Q: What will happen to the properties belonging to the Queen and The Crown Estate?
A: The Queen is likely to have to pay at least £1million per annum in Mansion Tax unless they can be avoided by way of a Real Estate Investment Trust.

Q: What will happen to cash poor widows?
A: Apparently, the tax will be ‘rolled up’ and will become payable on the sale of the property or on death.  This will add to the illiquid market and poor ‘granny’, who thought her only liability was death duties, will be told that any monies she wanted to bequeath to her family for them to make a start on the property ladder, will be extinguished by the aggregate of Mansion Tax, plus interest.

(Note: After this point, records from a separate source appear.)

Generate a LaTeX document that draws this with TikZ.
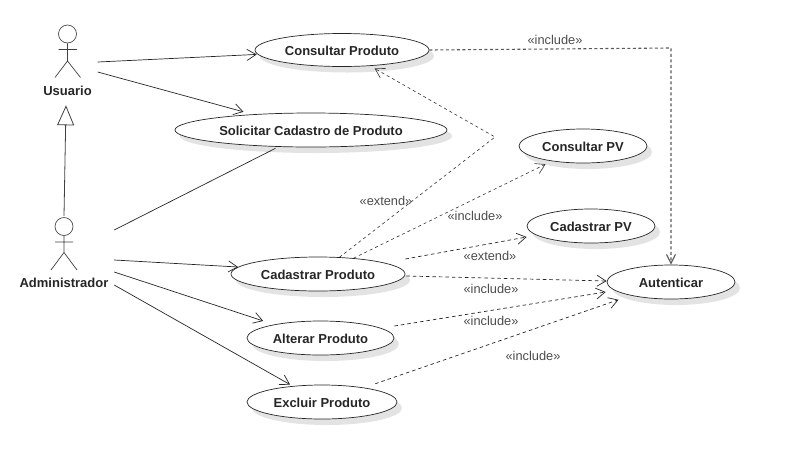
\documentclass[tikz,border=0pt]{standalone}
\usepackage{fontspec}
\setmainfont{Liberation Sans}
\usetikzlibrary{arrows.meta,shapes.geometric,shadows}
\tikzset{
  uc/.style={ellipse,draw=black!85,line width=0.7pt,fill=white,inner sep=0pt,text=black!85,
    font=\bfseries\fontsize{13}{15}\selectfont,text height=11pt,text depth=0pt,
    drop shadow={shadow xshift=5pt,shadow yshift=-6pt,fill=black!11,opacity=1}},
  actorbox/.style={inner sep=0pt,draw=none},
  limb/.style={draw=black!75,line width=0.7pt},
  head/.style={circle,draw=black!70,line width=0.7pt,minimum size=18pt,inner sep=0pt},
  actorname/.style={text=black!85,font=\bfseries\fontsize{13}{15}\selectfont,inner sep=0pt},
  stereo/.style={text=black!70,font=\fontsize{12.8}{15}\selectfont,inner sep=0pt},
  assoc/.style={draw=black!85,line width=0.7pt},
  assocarrow/.style={assoc,-{Straight Barb[length=9pt,width=11pt]}},
  dep/.style={draw=black!85,line width=0.7pt,dash pattern=on 3.5pt off 3pt,-{Straight Barb[length=9pt,width=11pt]}},
  depthin/.style={draw=black!80,line width=0.6pt,dash pattern=on 3pt off 3pt,-{Straight Barb[length=9pt,width=11pt]}},
  depthick/.style={draw=black!65,line width=1.1pt,dash pattern=on 3pt off 2.5pt,-{Straight Barb[length=9pt,width=9pt]}},
  gener/.style={draw=black!75,line width=0.8pt,-{Triangle[open,fill=white,length=20pt,width=17pt]}}
}
\begin{document}
\begin{tikzpicture}[x=1pt,y=-1pt]
\useasboundingbox (0,0) rectangle (796,459);
% use cases
\node[uc,minimum width=174pt,minimum height=33pt] (consultar) at (342,50) {Consultar Produto};
\node[uc,minimum width=272pt,minimum height=34pt] (solicitar) at (311,130) {Solicitar Cadastro de Produto};
\node[uc,minimum width=128pt,minimum height=34pt] (consultarpv) at (583,146) {Consultar PV};
\node[uc,minimum width=128pt,minimum height=34pt] (cadastrarpv) at (591,226) {Cadastrar PV};
\node[uc,minimum width=128pt,minimum height=34pt] (autenticar) at (671,282) {Autenticar};
\node[uc,minimum width=174pt,minimum height=34pt] (cadastrar) at (318,274) {Cadastrar Produto};
\node[uc,minimum width=147pt,minimum height=34pt] (alterar) at (320.5,338) {Alterar Produto};
\node[uc,minimum width=150pt,minimum height=34pt] (excluir) at (322,402) {Excluir Produto};
% actor Usuario
\node[head] (usuariohead) at (67.5,34) {};
\draw[limb] (usuariohead.south) -- (67.5,61) (58.5,49.5) -- (77,49.5) (55,77.5) -- (67.5,61) -- (80.5,77.5);
\node[actorname] (usuariolabel) at (67.5,91) {Usuario};
\node[actorbox,minimum width=60pt,minimum height=50pt] (usuario) at (67.5,67) {};
% actor Administrador
\node[head] (adminhead) at (64,226.5) {};
\draw[limb] (adminhead.south) -- (64,252.5) (55,242) -- (73,242) (51,270) -- (64,252.5) -- (77,270);
\node[actorname] (adminlabel) at (64,283) {Administrador};
\node[actorbox,minimum width=100pt,minimum height=60pt] (admin) at (64,257) {};
% free corners
\coordinate (extendbend) at (495,137);
\coordinate (includebend) at (671,48);
% associations
\draw[assocarrow] ([yshift=5pt]usuario.east) -- ([xshift=-1pt]consultar.183);
\draw[assocarrow] ([yshift=-5pt]usuario.east) -- ([shift={(-9,-2.5)}]solicitar.165);
\draw[assoc] ([yshift=27pt]admin.east) -- ([shift={(-2.5,1.5)}]solicitar.207);
\draw[assocarrow] ([yshift=-3pt]admin.east) -- (cadastrar.175);
\draw[assocarrow] ([yshift=-15pt]admin.east) -- ([shift={(-14,-3)}]alterar.162);
\draw[assocarrow] ([yshift=-28pt]admin.east) -- ([shift={(-2,-1.5)}]excluir.152);
% generalization
\draw[gener] ([yshift=1pt]adminhead.north) -- ([shift={(-1.5,9.3)}]usuariolabel.south);
% dependencies
\draw[depthick] (consultar.east) -- (includebend) -- (autenticar.north);
\draw[depthin] (cadastrar.38) -- (extendbend) -- ([shift={(5,2.5)}]consultar.-30);
\draw[depthin] (cadastrar.24) -- ([shift={(8,6)}]consultarpv.south west);
\draw[dep] ([yshift=15pt]cadastrar.east) -- ([yshift=-11pt]cadastrarpv.west);
\draw[dep] ([shift={(1,2)}]cadastrar.east) -- ([yshift=1pt]autenticar.west);
\draw[dep] ([yshift=12pt]alterar.east) -- ([shift={(-1,10)}]autenticar.west);
\draw[dep] ([yshift=6pt]excluir.north east) -- ([shift={(-7,5.5)}]autenticar.south west);
% stereotypes
\node[stereo] (l1) at (555,39.5) {«include»};
\node[stereo] (l2) at (386,201) {«extend»};
\node[stereo] (l3) at (475,216) {«include»};
\node[stereo] (l4) at (490,256) {«extend»};
\node[stereo] (l5) at (491,288.5) {«include»};
\node[stereo] (l6) at (491,320.5) {«include»};
\node[stereo] (l7) at (533,356) {«include»};
\end{tikzpicture}
\end{document}
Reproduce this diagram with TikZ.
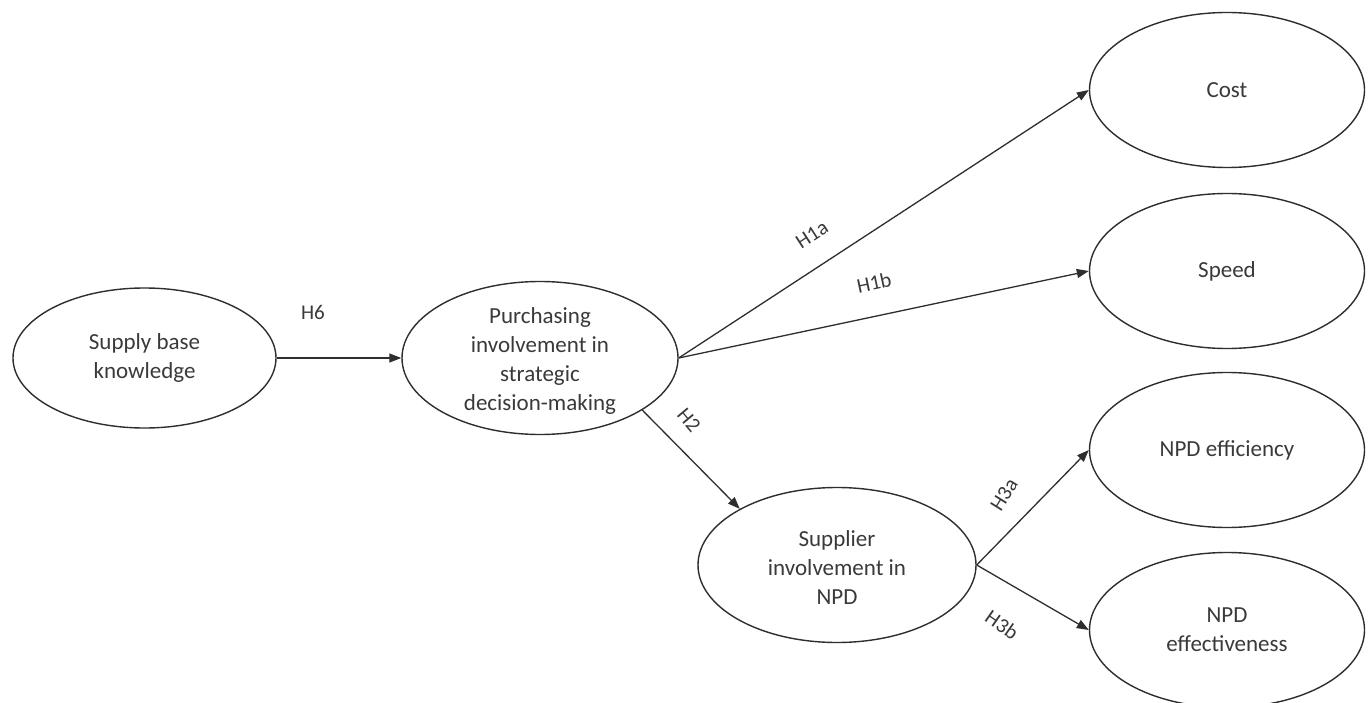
\documentclass[tikz,border=0pt]{standalone}
\usepackage{fontspec}
\setmainfont{Carlito}
\usetikzlibrary{shapes.geometric,arrows.meta}
\definecolor{ink}{HTML}{2E2E2E}
\definecolor{txt}{HTML}{3A3A3A}
\begin{document}
\begin{tikzpicture}[x=1pt,y=-1pt,
  construct/.style={draw=ink,line width=1.4pt,ellipse,inner sep=0pt,
    minimum width=#1},
  construct/.default=276pt,
  caption/.style={text=txt,font=\fontsize{23}{29}\selectfont,align=center,inner sep=0pt},
  hyp/.style={text=txt,font=\fontsize{21}{25}\selectfont,inner sep=0pt},
  path/.style={draw=ink,line width=1.3pt,-{Triangle[length=12pt,width=9pt]}}]
\useasboundingbox[fill=white] (0,0) rectangle (1370,703);

% constructs
\node[construct=263pt,minimum height=140pt] (sbk) at (144.5,358) {};
\node[construct,minimum height=153pt] (pur) at (540,358) {};
\node[construct=278pt,minimum height=155pt] (sup) at (837,565) {};
\node[construct=275pt,minimum height=155pt] (cost) at (1227,90) {};
\node[construct=275pt,minimum height=155pt] (speed) at (1227,271) {};
\node[construct=275pt,minimum height=155pt] (eff) at (1227,450) {};
\node[construct=275pt,minimum height=155pt] (effv) at (1227,630) {};

% construct names
\node[caption] at (sbk.center) {Supply base\\knowledge};
\node[caption] at ([yshift=-3pt]pur.center) {Purchasing\\involvement in\\strategic\\decision-making};
\node[caption] at ([yshift=-3pt]sup.center) {Supplier\\involvement in\\NPD};
\node[caption] at (cost.center) {Cost};
\node[caption] at (speed.center) {Speed};
\node[caption] at (eff.center) {NPD efficiency};
\node[caption] at (effv.center) {NPD\\effectiveness};

% hypothesised paths
\draw[path] (sbk.east) -- (pur.west);
\draw[path] (pur.east) -- (cost.west);
\draw[path] (pur.east) -- (speed.west);
\draw[path] (pur.-27) -- (sup.150);
\draw[path] (sup.east) -- (eff.west);
\draw[path] (sup.east) -- (effv.west);

% path labels
\node[hyp] (h6) at (313,312) {H6};
\node[hyp,rotate=33] (h1a) at (812,235) {H1a};
\node[hyp,rotate=12] (h1b) at (874,283) {H1b};
\node[hyp,rotate=-50] (h2) at (689,420) {H2};
\node[hyp,rotate=58] (h3a) at (1004,495) {H3a};
\node[hyp,rotate=-35] (h3b) at (1002,625) {H3b};
\end{tikzpicture}
\end{document}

Conclusion: The Labour/Lib Dems’ Mansion Tax could end up as a labyrinth of a thousand pages of complicated legislative maze that will consume a large amount of resources better spent elsewhere.  It may not raise a farthing for the government as a result of the mass avoidance and creative financial instruments designed for their purpose.  The Tax would be conspicuously harmful to the Property Industry, to construction, to jobs and to the economic growth of this country.  More ordinary people will be harmed than rich people and it will go down as another one of the socialist’s foolish escapades such as the lamentable ‘Home Pack’ fiasco.

Sadly, they will use this as a device to get into power and at that point it will have done its work.